As always, because of how the magazine's site is designed, the below link will simply get you to the main content page. From there, select the article.

The Blissful Idea Man (SOMA magazine)

And for those who pick up a print copy of the magazine, you'll also find another profile - of Six Feet Under and Civic Duty star Peter Krause - written by yours truly.

May 03, 2007

New Name, New Look, Same Great Taste

As anyone reading this will have noticed by now, the blog formerly known as The Nick Schager Film Project has been transformed into Lessons of Darkness. The reasons for the switch are quite simple: After 3 1/2 years of mounting unhappiness with the site's former, unimaginative name (which I came up with while killing time during a Columbia J-School class), I've finally had enough. Thus, the new site - whose moniker comes from Werner Herzog's masterful 1992 documentary - is born.

A few minor things have been tweaked, but as you'll see, this change is primarily cosmetic rather than content-related. Remaining unaltered are all permalinks, as well as the blog's primary function: to serve as a clearing house for my professional work, as well as a place where I can rant and rave about whatever topics (cinematic or otherwise) I choose. I'd appreciate it if those kind enough to link to my site will change their link names accordingly.

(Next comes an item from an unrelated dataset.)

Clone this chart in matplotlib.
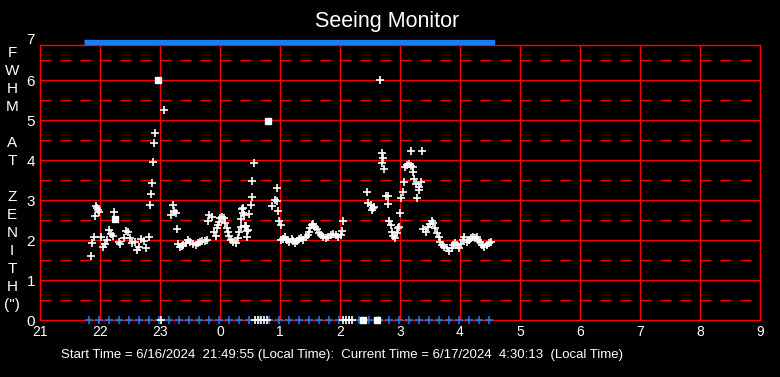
import matplotlib
matplotlib.use('Agg')
import matplotlib.pyplot as plt

plt.rcParams['font.family'] = ['Liberation Sans', 'DejaVu Sans']
plt.rcParams['lines.scale_dashes'] = False

# seeing samples: hour of night (24+ = next day) and FWHM in arcsec
t_seeing = [21.855, 21.867, 21.895, 21.922, 21.933, 21.955, 21.967, 21.988, 22.022, 22.045,
            22.078, 22.117, 22.145, 22.188, 22.212, 22.228, 22.312, 22.338, 22.395, 22.438,
            22.467, 22.495, 22.533, 22.578, 22.617, 22.645, 22.688, 22.728, 22.767, 22.812,
            22.828, 22.85, 22.872, 22.888, 22.905, 22.922, 23.072,
            23.183, 23.222, 23.238, 23.267, 23.278, 23.305, 23.333, 23.362, 23.388, 23.428,
            23.472, 23.5, 23.555, 23.595, 23.638, 23.667, 23.705, 23.75, 23.778, 23.805,
            23.822, 23.862, 23.905, 23.928, 23.945, 23.962, 23.983, 24.0, 24.028, 24.072,
            24.083, 24.112, 24.128, 24.15, 24.183, 24.222, 24.262, 24.295, 24.317, 24.35,
            24.35, 24.362, 24.378, 24.388, 24.405, 24.417, 24.428, 24.445, 24.455, 24.472,
            24.488, 24.512, 24.528, 24.538, 24.572,
            24.872, 24.917, 24.945, 24.955, 24.972, 24.988, 25.012,
            25.012, 25.045, 25.083, 25.112, 25.155, 25.195, 25.222, 25.25, 25.288, 25.322,
            25.35, 25.388, 25.433, 25.462, 25.483, 25.5, 25.528, 25.545, 25.583, 25.612,
            25.65, 25.678, 25.722, 25.767, 25.805, 25.845, 25.888, 25.933, 25.972, 26.012,
            26.028, 26.055,
            26.455, 26.472, 26.512, 26.538, 26.555, 26.567, 26.672, 26.695, 26.722, 26.705,
            26.738, 26.762, 26.795, 26.805, 26.822, 26.845, 26.862, 26.888, 26.917, 26.945,
            26.972, 26.988, 27.005, 27.022, 27.05, 27.072, 27.083, 27.112, 27.15, 27.183,
            27.188, 27.212, 27.222, 27.238, 27.262, 27.288, 27.312, 27.322, 27.355, 27.372,
            27.388, 27.433, 27.472, 27.5, 27.528, 27.555, 27.583, 27.612, 27.65, 27.667,
            27.695, 27.733, 27.778, 27.822, 27.862, 27.888, 27.917, 27.955, 27.988, 28.012,
            28.045, 28.072, 28.112, 28.15, 28.183, 28.212, 28.25, 28.278, 28.305, 28.333,
            28.372, 28.405, 28.445, 28.478, 28.512]
fwhm = [1.61, 1.93, 2.07, 2.60, 2.85, 2.80, 2.75, 2.69, 2.08, 1.83,
        1.90, 2.00, 2.25, 2.15, 2.11, 2.71, 1.96, 1.90, 2.04, 2.22,
        2.19, 2.06, 1.92, 1.96, 1.75, 1.83, 2.03, 1.98, 1.81, 2.08,
        2.88, 3.15, 3.42, 3.94, 4.42, 4.67, 5.25,
        2.62, 2.88, 2.73, 2.67, 2.27, 1.89, 1.83, 1.86, 1.87, 1.92,
        2.00, 1.96, 1.89, 1.87, 1.92, 1.96, 1.98, 1.98, 2.00, 2.47,
        2.62, 2.58, 2.21, 2.11, 2.29, 2.37, 2.46, 2.56, 2.58, 2.54,
        2.42, 2.31, 2.21, 2.11, 2.00, 1.96, 1.93, 2.06, 2.21, 2.33,
        2.52, 2.77, 2.67, 2.79, 2.62, 2.35, 2.36, 2.08, 2.23, 2.25,
        2.65, 2.88, 3.07, 3.47, 3.92,
        2.85, 3.00, 3.29, 2.98, 2.73, 2.48, 2.38,
        2.00, 2.02, 2.07, 2.00, 1.96, 2.02, 1.98, 1.93, 1.98, 2.02,
        2.05, 2.00, 2.07, 2.12, 2.21, 2.29, 2.37, 2.40, 2.33, 2.27,
        2.18, 2.12, 2.07, 2.04, 2.08, 2.12, 2.15, 2.12, 2.07, 2.12,
        2.22, 2.47,
        3.19, 2.93, 2.88, 2.75, 2.79, 2.82, 6.00, 4.17, 4.04, 3.92,
        3.77, 3.11, 3.11, 2.89, 2.47, 2.37, 2.21, 2.10, 2.06, 2.17,
        2.29, 2.32, 2.68, 3.04, 3.21, 3.46, 3.82, 3.87, 3.90, 3.85,
        4.22, 3.82, 3.69, 3.52, 3.39, 3.04, 3.25, 3.33, 3.46, 4.22,
        2.27, 2.21, 2.33, 2.40, 2.48, 2.42, 2.29, 2.17, 2.07, 1.96,
        1.87, 1.83, 1.79, 1.73, 1.79, 1.87, 1.93, 1.87, 1.79, 1.90,
        2.00, 2.07, 1.96, 2.00, 2.04, 2.07, 2.04, 2.07, 2.00, 1.96,
        1.87, 1.83, 1.87, 1.92, 1.96]

# repeated samples that pile up into little squares
t_pile = [22.255, 22.967, 24.8, 26.39, 26.62]
fwhm_pile = [2.52, 6.00, 4.98, 0.0, 0.0]

# failed measurements, drawn on the zero line
t_zero = [23.02, 24.58, 24.63, 24.68, 24.73, 24.78, 26.05, 26.1, 26.15, 26.2]
fwhm_zero = [0, 0, 0, 0, 0, 0, 0, 0, 0, 0]

# 10 minute status ticks
t_status = [21.82, 21.99, 22.15, 22.32, 22.49, 22.65, 22.82, 22.99, 23.15, 23.32,
            23.49, 23.65, 23.82, 23.99, 24.15, 24.32, 24.49, 24.65, 24.82, 24.99,
            25.15, 25.32, 25.49, 25.65, 25.82, 25.99, 26.15, 26.32, 26.49, 26.65,
            26.82, 26.99, 27.15, 27.32, 27.49, 27.65, 27.82, 27.99, 28.15, 28.32, 28.49]
status_top = [6.94] * len(t_status)
status_bottom = [0.0] * len(t_status)

hours = [21, 22, 23, 24, 25, 26, 27, 28, 29, 30, 31, 32, 33]
hour_labels = ['21', '22', '23', '0', '1', '2', '3', '4', '5', '6', '7', '8', '9']

red = '#ff0000'
blue = '#1a7ef2'

fig = plt.figure(figsize=(7.8, 3.77), dpi=100, facecolor='black')
ax = fig.add_axes([40 / 780, 57 / 377, 720 / 780, 275 / 377])
ax.set_facecolor('black')
ax.set_xlim(21, 33)
ax.set_ylim(0, 6.875)

for h in hours[1:-1]:
    ax.axvline(h, color=red, lw=1.0, zorder=1)
for v in range(1, 7):
    ax.axhline(v, color=red, lw=1.0, zorder=1)
for k in range(7):
    ax.axhline(k + 0.5, color=red, lw=1.0, dashes=(7.9, 6.5), zorder=1)
for s in ax.spines.values():
    s.set_color(red)
    s.set_linewidth(1.0)

ax.set_xticks(hours)
ax.set_xticklabels(hour_labels)
ax.set_yticks(range(7))
ax.tick_params(length=0, colors='white', labelsize=10, pad=3.5)
ax.tick_params(axis='y', labelsize=11, pad=3.5)
ax.text(-0.007, 7, '7', transform=ax.get_yaxis_transform(), color='white',
        fontsize=11, ha='right', va='center')

rect = [(-1, -0.5), (1, -0.5), (1, 0.5), (-1, 0.5)]
ax.plot(t_status, status_top, ls='none', marker=rect, ms=6.5, color=blue,
        clip_on=False, zorder=3)
ax.plot(t_status, status_bottom, ls='none', marker='+', ms=5.5, mew=1.1,
        color=blue, clip_on=False, zorder=3)

ax.plot(t_seeing, fwhm, ls='none', marker='+', ms=5.8, mew=1.2, color='white', zorder=4)
ax.plot(t_zero, fwhm_zero, ls='none', marker='+', ms=5.8, mew=1.2, color='white',
        clip_on=False, zorder=4)
ax.plot(t_pile, fwhm_pile, ls='none', marker='s', ms=4.5, color='white',
        clip_on=False, zorder=4)

fig.text(387 / 780, 1 - 21 / 377, 'Seeing Monitor', color='white', fontsize=15.5,
         ha='center', va='center')

letters = ['F', 'W', 'H', 'M', '', 'A', 'T', '', 'Z', 'E', 'N', 'I', 'T', 'H', '(")']
for i, ch in enumerate(letters):
    fig.text(12 / 780, 1 - (53 + 18 * i) / 377, ch, color='white', fontsize=11,
             ha='center', va='center')

fig.text(342 / 780, 1 - 355 / 377,
         'Start Time = 6/16/2024  21:49:55 (Local Time):  Current Time = 6/17/2024  4:30:13  (Local Time)',
         color='white', fontsize=9.5, ha='center', va='center')

fig.savefig('out.png', dpi=100, facecolor='black')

Let me know what you think. Unless, of course, you hate the new look. In which case, don't.

May 02, 2007

71 Fragments of a Chronology of Chance (1994): C

71fragmentsA real news report about a Vienna bank shooting that left three people dead and ended with the shooter’s suicide opens 71 Fragments of a Chronology of Chance, which then proceeds to flash back to the events leading up to the senseless crime via de-contextualized splinters of fictional scenes concerning the victims. What drove young 19-year-old student Maximillian B. (Lukas Miko) – his name a wink-wink to Fassbinder’s Why Does Herr R. Run Amok? – to commit such a heinous act? Anyone with a passing knowledge of director Michael Haneke’s work will know that, according to his 1994 film (the final installment in his “Trilogy of Emotional Glaciation”), the answer is a combination of social alienation and noxious media saturation. TV coverage of Bosnian atrocities and Michael Jackson’s 1993 sex scandal pepper this puzzle-like tale, which concerns a couple looking to adopt a grumpy girl, a mother and father dealing with their sick infant, a young illegal immigrant trying to survive on the streets, a lonely elderly man at odds with his daughter, and Maximillian himself, who dutifully calls home to mom but exhibits a dangerously short fuse while playing games with friends. The story’s fragmentation is meant to emphasize its characters’ unhappy remoteness, but as Haneke (in typical fashion) refuses to show us anything but his protagonists’ misery, this divisive structure instead merely underlines the director’s active, mean-spirited role in isolating these people from themselves and those around them. A precursor to 2000’s Code Unknown, the formally adept 71 Fragments segues between its various pawns before coldly, cruelly sending them to their execution. It’s a Haneke modus operandi that, like his penchant for prolonged, static shots of repetitive ritual (here: a table tennis professional-in-training) was already, after only three films, decidedly musty.